Should the scrum team be involved in the product discovery process. If so, why?

Welcome to part 10 in our scrum master interview questions series where John McFadyen answers common questions posed to scrum masters in interviews and client engagements.

This is an odd question to be asked in an interview because if the scrum team aren’t involved in the product discovery process, who else would be doing it?

Remember, the product owner is a part of the scrum team, and they act almost like a CEO of the product. They need to be informed, educated, and empowered to make great decisions regarding the product.

In my experience, a great product owner leads product discovery.

And so, why wouldn’t there be developers involved in the product discovery process too?

If they are the ones who are going to build the product, and solve complex problems associated with customer requirements and demands, it makes sense that they should be a part of the discovery.

The product may simply not be viable or doable.

The developers are going to be the ones that could tell you that and help shape conversations around what is doable, possible, and achievable.
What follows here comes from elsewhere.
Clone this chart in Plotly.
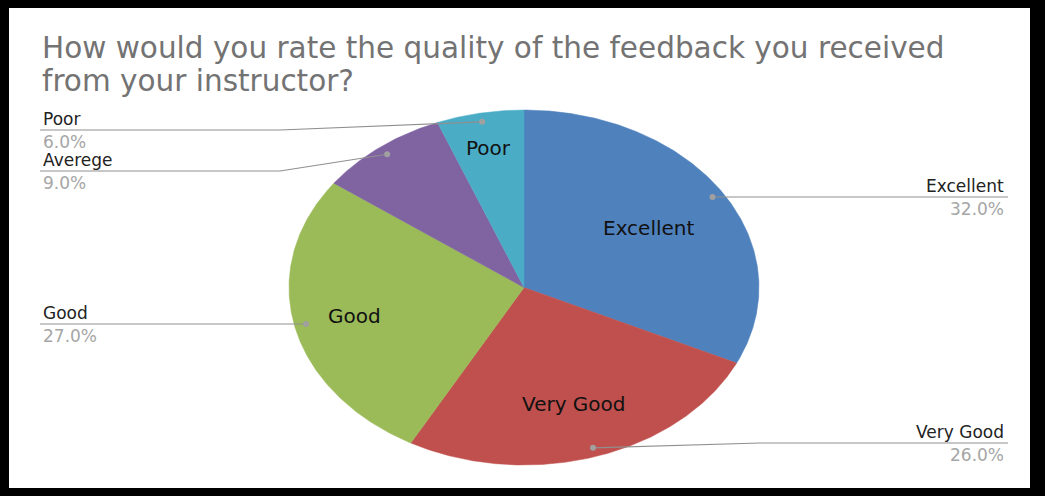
import numpy as np
import plotly.graph_objects as go

# Survey responses
categories = ["Excellent", "Very Good", "Good", "Averege", "Poor"]
shares = [32.0, 26.0, 27.0, 9.0, 6.0]

title_lines = [
    "How would you rate the quality of the feedback you received",
    "from your instructor?",
]

# Styling
slice_colors = ["#4f81bd", "#c0504d", "#9bbb59", "#8064a2", "#4bacc6"]
inside_label_radius = [0.63, 0.69, 0.74, None, 0.80]   # None: no label inside the slice
label_side = ["right", "right", "left", "left", "left"]
label_row_y = [197, 443, 324, 171, 130]                # y of the leader line under each label
elbow_x = [None, 760, None, 280, 280]                  # where the leader line turns horizontal

W, H = 1045, 496
CX, CY, RX, RY = 524, 287.5, 235, 177.5                # pie drawn as a horizontally stretched disc
LEFT_X, RIGHT_X = 40, 1008
FONT = "DejaVu Sans"
LINE_COLOR = "#8f8f8f"

total = sum(shares)
cum = np.concatenate([[0.0], np.cumsum(shares) / total])


def ellipse_point(t, r=1.0):
    """Point on the stretched pie at clockwise angle t (radians from 12 o'clock)."""
    return CX + r * RX * np.sin(t), CY - r * RY * np.cos(t)


fig = go.Figure()

# Pie slices
for i, cat in enumerate(categories):
    t = np.linspace(cum[i], cum[i + 1], 240) * 2 * np.pi
    ex, ey = ellipse_point(t)
    fig.add_trace(go.Scatter(
        x=np.concatenate([[CX], ex, [CX]]),
        y=np.concatenate([[CY], ey, [CY]]),
        mode="lines", fill="toself",
        fillcolor=slice_colors[i],
        line=dict(color=slice_colors[i], width=0.5),
        name=cat, hoverinfo="skip", showlegend=False,
    ))

annotations = []

# Labels inside the slices
for i, cat in enumerate(categories):
    r = inside_label_radius[i]
    if r is None:
        continue
    mid = (cum[i] + cum[i + 1]) / 2 * 2 * np.pi
    lx, ly = ellipse_point(mid, r)
    annotations.append(dict(
        x=lx, y=ly, text=cat, showarrow=False, xanchor="center", yanchor="middle",
        font=dict(family=FONT, size=20, color="#111111"),
    ))

# Leader lines, anchor dots and outside labels
for i, cat in enumerate(categories):
    mid = (cum[i] + cum[i + 1]) / 2 * 2 * np.pi
    dx, dy = ellipse_point(mid, 0.95)
    row = label_row_y[i]
    end_x = RIGHT_X if label_side[i] == "right" else LEFT_X
    px, py = [dx], [dy]
    if elbow_x[i] is not None:
        px.append(elbow_x[i]); py.append(row)
    else:
        py[0] = row
    px.append(end_x); py.append(row)
    fig.add_trace(go.Scatter(
        x=px, y=py, mode="lines", line=dict(color=LINE_COLOR, width=1.2),
        hoverinfo="skip", showlegend=False,
    ))
    fig.add_trace(go.Scatter(
        x=[px[0]], y=[py[0]], mode="markers",
        marker=dict(color="#a0a0a0", size=6), hoverinfo="skip", showlegend=False,
    ))
    anchor = "right" if label_side[i] == "right" else "left"
    text_x = end_x - 2 if anchor == "right" else end_x + 1
    annotations.append(dict(
        x=text_x, y=row - 11, text=cat, showarrow=False, xanchor=anchor, yanchor="middle",
        font=dict(family=FONT, size=17, color="#222222"),
    ))
    annotations.append(dict(
        x=text_x, y=row + 12, text=f"{shares[i] / total * 100:.1f}%", showarrow=False,
        xanchor=anchor, yanchor="middle",
        font=dict(family=FONT, size=17, color="#a6a6a6"),
    ))

# Title, two lines
for k, line in enumerate(title_lines):
    annotations.append(dict(
        x=LEFT_X, y=48 + 33 * k, text=line, showarrow=False, xanchor="left", yanchor="middle",
        font=dict(family=FONT, size=29.5, color="#737373"),
    ))

fig.update_layout(
    width=W, height=H,
    margin=dict(l=9, r=15, t=8, b=8),
    paper_bgcolor="#000000",
    plot_bgcolor="#ffffff",
    xaxis=dict(range=[9, 1030], visible=False, fixedrange=True),
    yaxis=dict(range=[488, 8], visible=False, fixedrange=True),
    annotations=annotations,
    showlegend=False,
)

fig.write_html("out.html")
They are the ones who are the experts at solving complex problems and building complex products and so they must be involved.

Product Development

I’m baffled by the question because the interviewer is making the assumption that product discovery is separate to product development, when a key part of product development is ongoing discovery.

Scrum is built on empirical process control.

The idea that we are transparent in what we are going to work on, that we frequently inspect what has been built and receive feedback on that work, and that we use the feedback, data, and evidence to inform what we do next.

So, building products and features in a complex environment is a process of continuous discovery, experimentation, iteration, and adaptation.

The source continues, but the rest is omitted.